You might form a lifelong friendship and change your Madison Experience
By Heather Branscome (’06)
Heather Branscome (’06) says JMU biology professors Sharon Babcock and Carol Hurney helped mold her into the type of student she wanted to become.
It was a beautiful morning in May 2006 when I graduated from JMU. My emotions were on the psychological rollercoaster we all experience when face with new challenges. I was both excited and apprehensive about my future. Yet, even these emotions could not come close to those I felt my first day at freshman orientation.
Now, I realize my fortune in encountering several great professors who exceeded my expectations and left a lasting impression on me. My first-semester biology professors, Dr. Carol Hurney and Dr. Sharon Babcock, left an indelible mark on my life, and saw me through every step of my Madison Experience.
My first recollection of Dr. Hurney is from the annual JMU Admissions Open House hosted for prospective biology majors. I was doubtful and anxious about declaring a major, but Dr. Hurney’s contagious enthusiasm solidified my decision to choose biology. JMU surely chose the best professor to introduce students to the biology program!
Her Bio 114 lectures quickly became the highlight of my week. Dr. Hurney’s passion for teaching is extremely palpable and her presentations are engaging. She quickly instilled in me the belief that one can never take too many notes. I have vivid memories of her pausing mid-sentence, looking up into the lecture hall and asking, “Why aren't you writing this down” I’m glad that I even jotted down her humorous quotations. They provided some much-needed laughter while studying. And, my relentless note taking was extremely beneficial in other courses.

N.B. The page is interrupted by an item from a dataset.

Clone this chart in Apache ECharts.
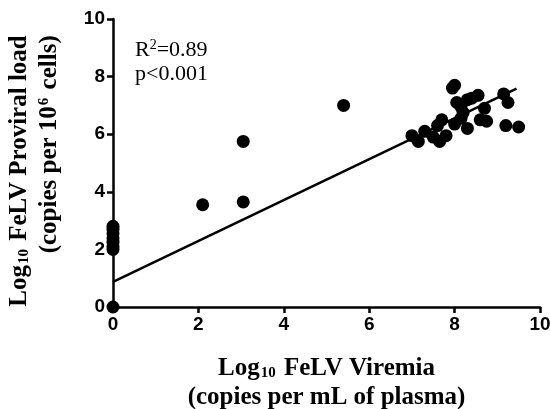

It took a few weeks before I got the first indication of how I was doing. I was mortified when I received a ‘C’ on the first test. I thought I had nailed it. The transition from high school to college proved to be difficult, and I realized I needed advice on how to better adapt my study habits. I decided to speak with Dr. Babcock, who taught my Bio 114 lab. I had more interaction with her due to the smaller size of the lab class, so I deemed her more approachable. She didn’t seem nearly as alarmed as I was about my grade! I was stunned when she complimented an essay I had prepared for a lab report. After discussing my test, Dr. Babcock encouraged me to introduce myself to Dr. Hurney and to take advantage of office hours. I took this lesson to heart: Always introduce yourself to your professors.
I became a fixture at office hours offered by Drs. Babcock and Hurney, and they were always willing to answer questions. I know they recognized my insecurities, and their combined efforts slowly helped me to overcome them. With their help, my self-confidence increased and so did my performance.
It was bittersweet to see that first semester come to an end, but I maintained correspondence with Dr. Babcock and Dr. Hurney. Throughout my Madison Experience, I found myself turning to them for academic advice. I was always generously welcomed into their offices. By the time I enrolled in Dr. Babcock’s anatomy lecture course, I was a senior. I was no longer a shy, uncertain girl sitting in the back. I plowed through anatomy like it was my job. The knowledge that I finally achieved the level of academic satisfaction for which I had been striving was not only affirmed by my grades, but it gave me a sense of personal pride.
I have the utmost respect for Dr. Babcock’s and Dr. Hurney’s intelligence, dedication and passion for teaching. Their encouragement and kindness came at a crucial time, and it was invaluable. I’m thankful for that initial ‘C’. I would not trade it for anything. Not even an A+. Thanks, Dr. B and Dr. H.
About the professors
Carol A. Hurney and Sharon Babcock are JMU biology professors. Hurney also serves as executive director of the Center for Faculty Innovation. She joined the JMU faculty in 1998. She earned her B.A. in biology from the University of Rochester in 1986 and a Ph.D. in biology from the University of Virginia in 1995. In 2005 she received the JMU General Education Distinguished Teaching Award. Sharon Babcock is associate director of the Institute for Innovation in Health and Human Services and coordinator of pre-professional health programs. She earned a B.S. from the University of Oklahoma and a Ph.D. from Duke University Medical Center.
About the author
Biology major Heather Branscome (’06) participated in the March of Dimes, Tri-Beta and was a member of the Rockingham Memorial Hospital Volunteer Auxiliary. She works for the American Type Culture Collection in Manassas, Va., and previously served as a cell biologist for more than three years. Branscome has completed several credits of graduate-level coursework at George Mason University.